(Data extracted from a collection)
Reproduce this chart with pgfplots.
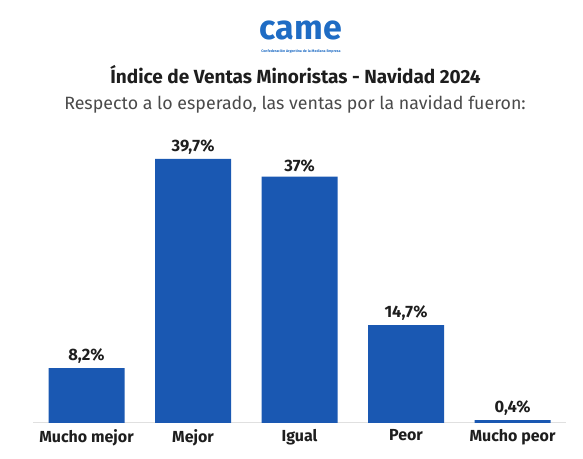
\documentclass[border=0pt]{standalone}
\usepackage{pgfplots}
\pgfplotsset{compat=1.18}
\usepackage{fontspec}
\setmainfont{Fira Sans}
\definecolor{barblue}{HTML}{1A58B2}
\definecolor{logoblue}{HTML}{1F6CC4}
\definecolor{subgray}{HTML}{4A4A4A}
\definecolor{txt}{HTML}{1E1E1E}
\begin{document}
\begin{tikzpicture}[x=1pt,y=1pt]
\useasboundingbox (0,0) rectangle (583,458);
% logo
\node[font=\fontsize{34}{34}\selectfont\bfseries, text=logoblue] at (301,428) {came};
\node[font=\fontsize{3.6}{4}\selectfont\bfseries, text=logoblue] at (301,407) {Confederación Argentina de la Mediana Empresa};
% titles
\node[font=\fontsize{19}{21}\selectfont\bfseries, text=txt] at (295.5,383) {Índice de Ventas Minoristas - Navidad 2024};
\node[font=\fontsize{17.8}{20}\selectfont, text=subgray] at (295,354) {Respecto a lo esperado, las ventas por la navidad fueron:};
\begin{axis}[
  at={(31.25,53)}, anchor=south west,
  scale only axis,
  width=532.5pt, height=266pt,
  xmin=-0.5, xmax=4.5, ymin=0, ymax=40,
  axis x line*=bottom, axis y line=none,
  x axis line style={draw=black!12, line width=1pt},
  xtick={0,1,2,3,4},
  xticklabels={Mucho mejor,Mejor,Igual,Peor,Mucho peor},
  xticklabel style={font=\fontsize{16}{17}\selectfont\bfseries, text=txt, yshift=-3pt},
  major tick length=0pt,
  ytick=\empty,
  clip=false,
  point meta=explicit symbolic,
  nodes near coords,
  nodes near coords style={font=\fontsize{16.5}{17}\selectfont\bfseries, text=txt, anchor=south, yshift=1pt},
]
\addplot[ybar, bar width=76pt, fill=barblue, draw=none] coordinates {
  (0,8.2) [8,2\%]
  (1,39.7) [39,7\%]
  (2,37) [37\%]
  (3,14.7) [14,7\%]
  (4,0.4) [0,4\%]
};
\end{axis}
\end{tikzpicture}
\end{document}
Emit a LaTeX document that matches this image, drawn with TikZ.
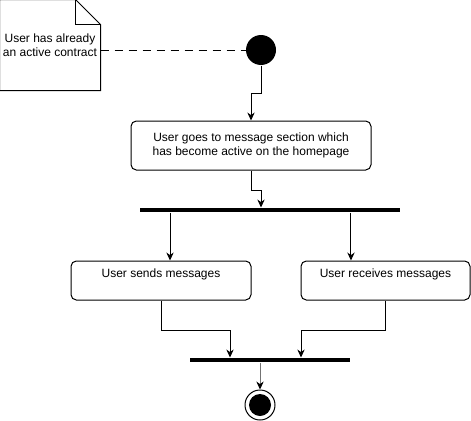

• THE PROBLEM:
Every record is to be reproduced exactly, with no pictures included.

• ANSWER TO THIS EXERCISE:
Reproduce this chart with pgfplots.
\documentclass[border=0pt]{standalone}
\usepackage{pgfplots}
\pgfplotsset{compat=1.18}
\usepackage{fontspec}
\setmainfont{Fira Sans}
\definecolor{barblue}{HTML}{1A58B2}
\definecolor{logoblue}{HTML}{1F6CC4}
\definecolor{subgray}{HTML}{4A4A4A}
\definecolor{txt}{HTML}{1E1E1E}
\begin{document}
\begin{tikzpicture}[x=1pt,y=1pt]
\useasboundingbox (0,0) rectangle (583,458);
% logo
\node[font=\fontsize{34}{34}\selectfont\bfseries, text=logoblue] at (301,428) {came};
\node[font=\fontsize{3.6}{4}\selectfont\bfseries, text=logoblue] at (301,407) {Confederación Argentina de la Mediana Empresa};
% titles
\node[font=\fontsize{19}{21}\selectfont\bfseries, text=txt] at (295.5,383) {Índice de Ventas Minoristas - Navidad 2024};
\node[font=\fontsize{17.8}{20}\selectfont, text=subgray] at (295,354) {Respecto a lo esperado, las ventas por la navidad fueron:};
\begin{axis}[
  at={(31.25,53)}, anchor=south west,
  scale only axis,
  width=532.5pt, height=266pt,
  xmin=-0.5, xmax=4.5, ymin=0, ymax=40,
  axis x line*=bottom, axis y line=none,
  x axis line style={draw=black!12, line width=1pt},
  xtick={0,1,2,3,4},
  xticklabels={Mucho mejor,Mejor,Igual,Peor,Mucho peor},
  xticklabel style={font=\fontsize{16}{17}\selectfont\bfseries, text=txt, yshift=-3pt},
  major tick length=0pt,
  ytick=\empty,
  clip=false,
  point meta=explicit symbolic,
  nodes near coords,
  nodes near coords style={font=\fontsize{16.5}{17}\selectfont\bfseries, text=txt, anchor=south, yshift=1pt},
]
\addplot[ybar, bar width=76pt, fill=barblue, draw=none] coordinates {
  (0,8.2) [8,2\%]
  (1,39.7) [39,7\%]
  (2,37) [37\%]
  (3,14.7) [14,7\%]
  (4,0.4) [0,4\%]
};
\end{axis}
\end{tikzpicture}
\end{document}
Emit a LaTeX document that matches this image, drawn with TikZ.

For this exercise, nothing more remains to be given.